While the state seeks to exempt weight limits for trucks to carry more items at a faster rate, Mercogliano foresees damaged roads from carrying heavy containers.
With the search for land to store goods in the short-term, finding open space in Los Angeles County becomes increasingly difficult, Mercogliano said.
Cargo that is temporarily stored on land must be in controlled environments where facilities are constantly working to move goods, according to Mercogliano.
As the executive order attempts to address the congestion by loosening restrictions, Mercogliano urged that even more must be considered.
“California needs to lessen their restrictions,” he said. “Strict controls in those ports are diminishing the number of goods that are coming in. You have terminals in LA right now that can’t bring any ships in because there’s no room to put any containers on the ground.”
The Port of Los Angeles and Long Beach is the entrance point for 40 percent of all the containers coming into the United States.
Government laws are magic!
Why should the state of California be under cutting private land owners who I am sure would lineup to lease space to host those containers until they’re shipped around where they need to go?
I thought they passed a law to make the ships sitting there illegal. Didn’t that fix it?
They just want the ports to look like they’ve fixed the problems.
Newsome is playing the shell game with very large containers.
Yup. Real and blatently obvious problems are the egregious restrictions on using older trucks, and on owner-operators.
How stupid do they think we are?
How about repealing the CARB laws and AB 5 that limits the number of trucks and operators allowed in CA?
“Why should the state of California be under cutting private land owners who I am sure would lineup to lease space to host those containers until they’re shipped around where they need to go?”
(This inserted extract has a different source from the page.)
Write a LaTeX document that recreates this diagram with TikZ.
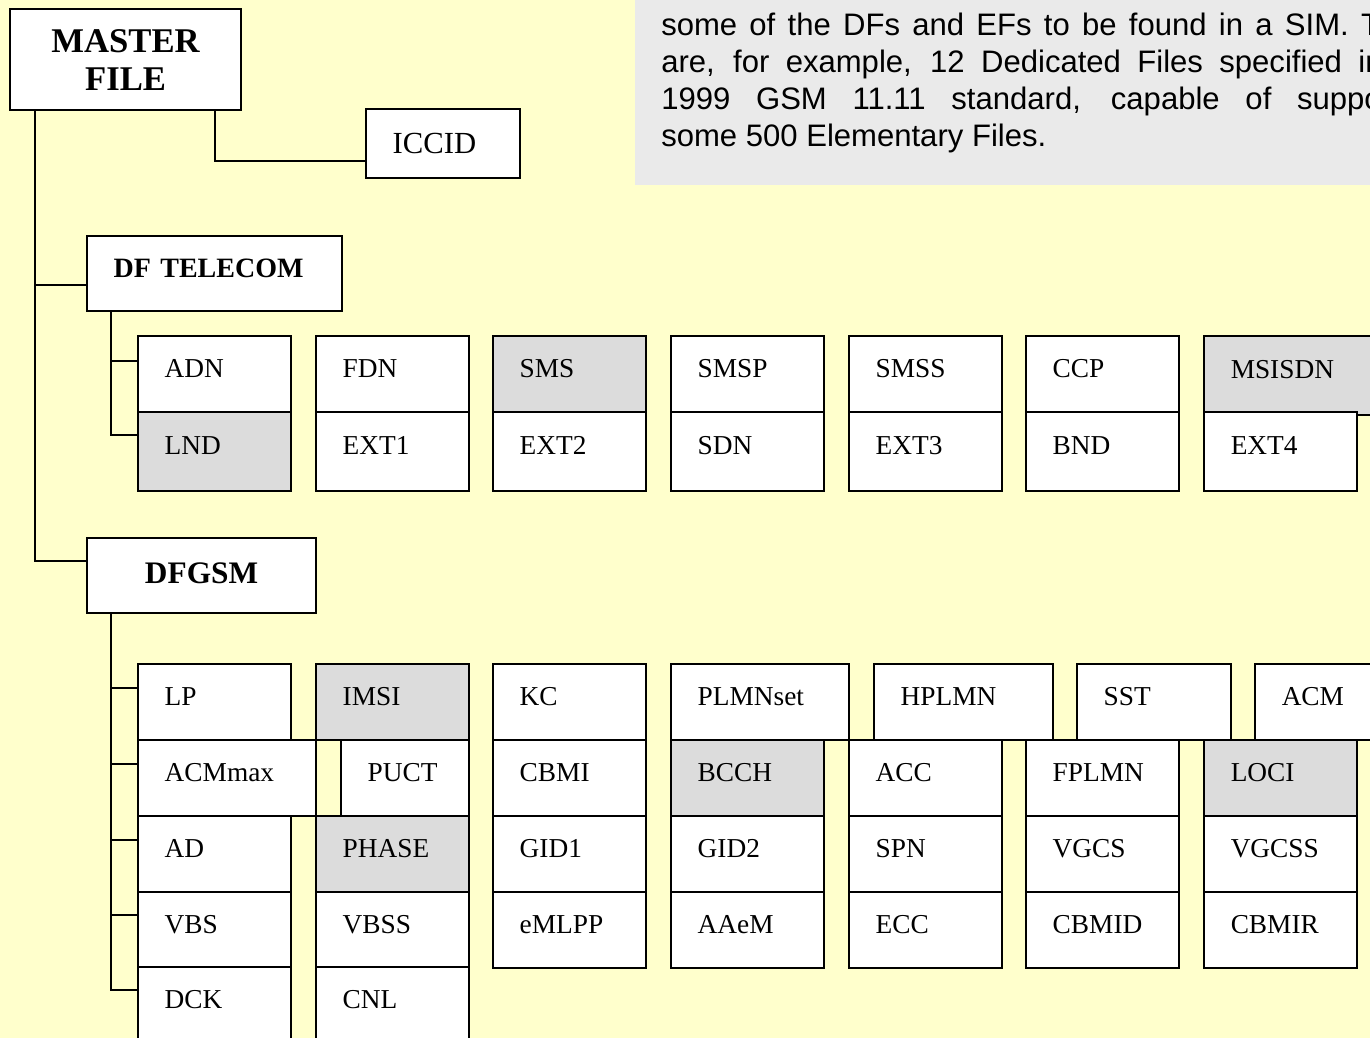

The fed gov is probly paying the state of califo for using state land....sounds about right doesn’t it?
He’d have that crap fixed in a week if he’d lift the ban on older trucks and independant drivers.
Just wait to organized crime start taking the cargo container.
bttt
If those containers were full of refugees, you can bet the Biden administration would get them unloaded and shipped out pretty fast.
yeah, that’ll help... /s
So in order to move more cargo they’re going to destroy the roads.
Got it !
Have Amazon throw up a few new warehouse in LA in three weeks. Most of the stuff goes to Amazon warehouses, anyway.
Hahaha. DeSantis speaks and they scramble. Love it.
Yeah, that cargo was in a very controlled environment just before it pulled into port.
Well, other than pirates, it looks pretty secure to me.